Bisnis.com, JAKARTA — McKinsey & Company menilai pengembangan energi terbarukan dan kendaraan listrik dapat menjadi salah satu kunci untuk memulihkan kembali sektor energi di Indonesia pascapandemi Covid-19.
Dalam laporan terbarunya yang berjudul Ten Ways to Boost Indonesia’s Energy Sector in A Postpandemic World, McKinsey & Company menyebutkan bahwa akibat pandemi Covid-19, permintaan terhadap energi di Indonesia secara keseluruhan dapat berkurang hingga 7 persen pada 2020 dan GDP juga menurun sebesar 1—4 persen.
Untuk memulihkan sektor energi Indonesia setelah pandemi dibutuhkan sejumlah langkah berani, keputusan sulit, dan investasi yang signifikan. Berdasarkan kajian McKinsey & Company setidaknya 10 gagasan untuk membalikkan sektor energi Indonesia dan memberikan nilai yang besar bagi pertumbuhan ekonomi dan pembangunan sosial negara.
Senior Partner di McKinsey & Company Indonesia Khoon Tee Tan mengatakan bahwa salah satu gagasan tersebut adalah mendorong pengembangan energi terbarukan.
"Indonesia memiliki potensi sumber energi terbarukan 6 kali lipat dari kapasitas pembangkit energi terbarukan yang ada saat ini, tapi yang kami lihat sekarang ini kapasitas terpasang hanya bertambah sedikit-sedikit, masih sangat rendah," ujar Khoon dalam sebuah diskusi secara virtual, Rabu (21/4/2021).
Menurutnya, pengembangan energi terbarukan di Indonesia memang masih menghadapi tantangan terkait harga yang belum kompetitif dibandingkan dengan harga listrik dari energi fosil. Harga listrik dari energi surya dan energi angin saat ini masih mahal dibandingkan dengan harga listrik dari energi batu bara dan gas.
Namun, dia memperkirakan harga dari energi surya, angin, dan baterai akan menurun dengan sangat cepat. "Dalam 10 tahun ke depan harga dari teknologi surya dan baterai diperkirakan bisa turun hingga 50 persen," katanya.

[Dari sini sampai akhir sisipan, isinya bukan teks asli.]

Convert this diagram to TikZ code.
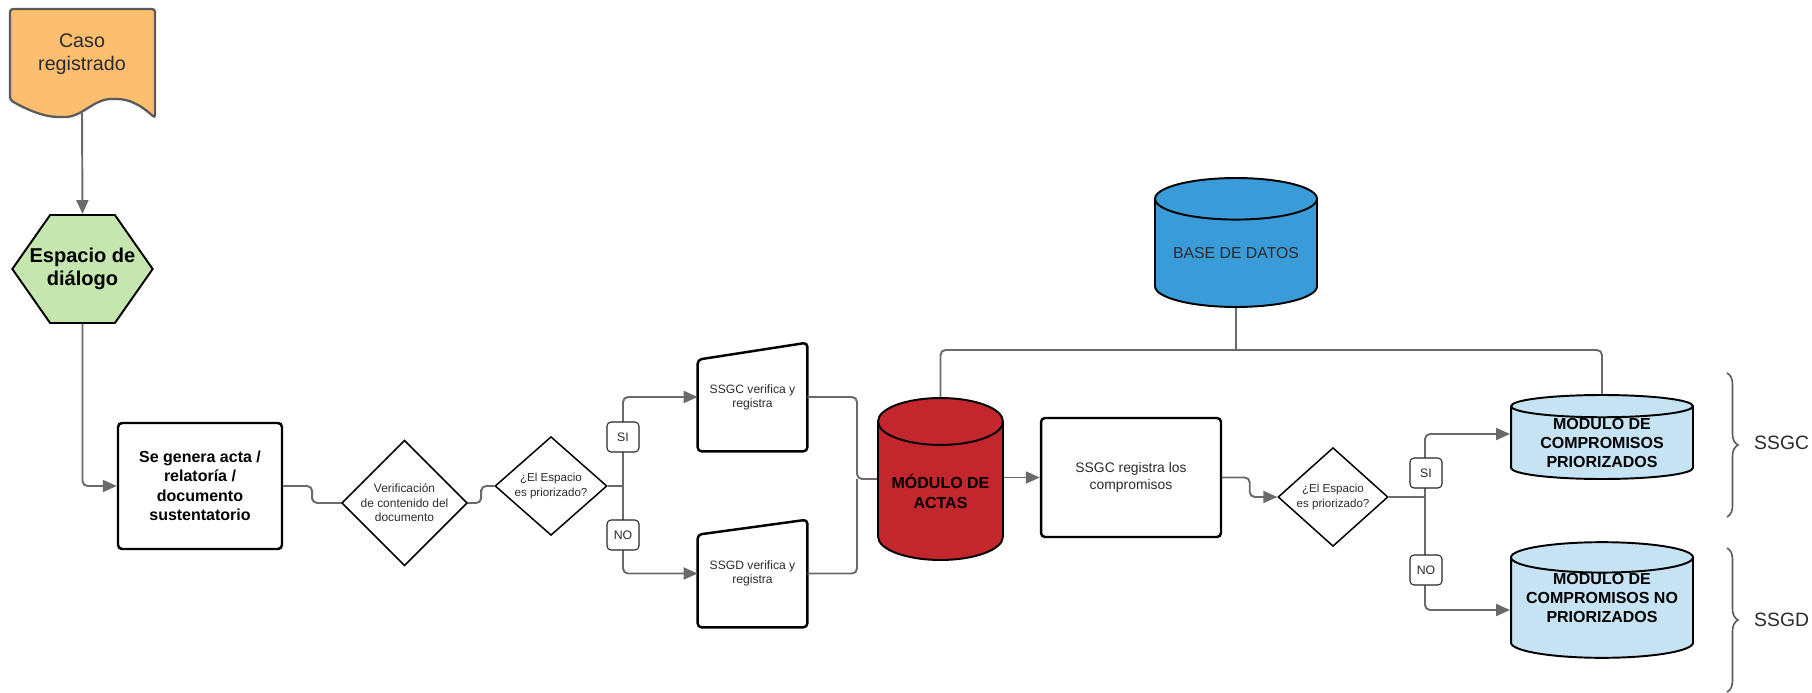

Untuk mengembangkan energi terbarukan tentunya memerlukan berbagai dukungan melalui promosi tarif yang adil dan efektif, merampingkan proses perizinan, memungkinkan pengadaan proyek PLTS skala besar, dan memberi insentif untuk energi terbarukan.
Di sisi lain, Indonesia juga tidak bisa mengabaikan tren penggunaan kendaraan listrik. McKinsey & Company menilai kendaraan listrik tidak hanya baik untuk lingkungan tetapi juga akan membantu mengurangi ketergantungan negara pada minyak.
Perusahaan konsultan dan manajemen global itu memperkirakan impor minyak bisa ditekan sebesar US$100 juta setahun untuk setiap satu juta mobil listrik di Indonesia.
Indonesia memiliki salah satu potensi pasar kendaraan listrik tertinggi di dunia, terutama kendaraan roda dua. Pada 2030, Indonesia diproyeksikan memiliki penjualan tahunan sebesar 1,2 juta kendaraan listrik roda dua, serta 3,7 juta kendaraan listrik roda dua dan tiga, dibandingkan dengan 1,5 juta kendaraan listrik roda empat.
Namun, upaya pemerintah untuk mendorong penggunaan kendaraan listrik dinilai belum. Tanpa insentif, selisih total biaya yang ditanggung oleh pengguna kendaraan bermotor listrik dengan pengguna kendaraan berbahan bakar minyak masih terlalu lebar untuk sebagian besar pengguna saat ini.
Regulator bisa mempertimbangkan insentif bagi pembeli maupun produsen mobil kendaraan listrik untuk mendorong adopsi yang lebih cepat. Pemerintah juga bisa mencari cara untuk mendorong lebih banyak penelitian dan pengembangan domestik untuk sektor kendaraan listrik dan untuk menarik investor global di semua titik rantai pasok.
Peralihan ke kendaraan listrik akan berperan dalam mendorong pertumbuhan ekonomi di Indonesia bangun dari krisis virus corona.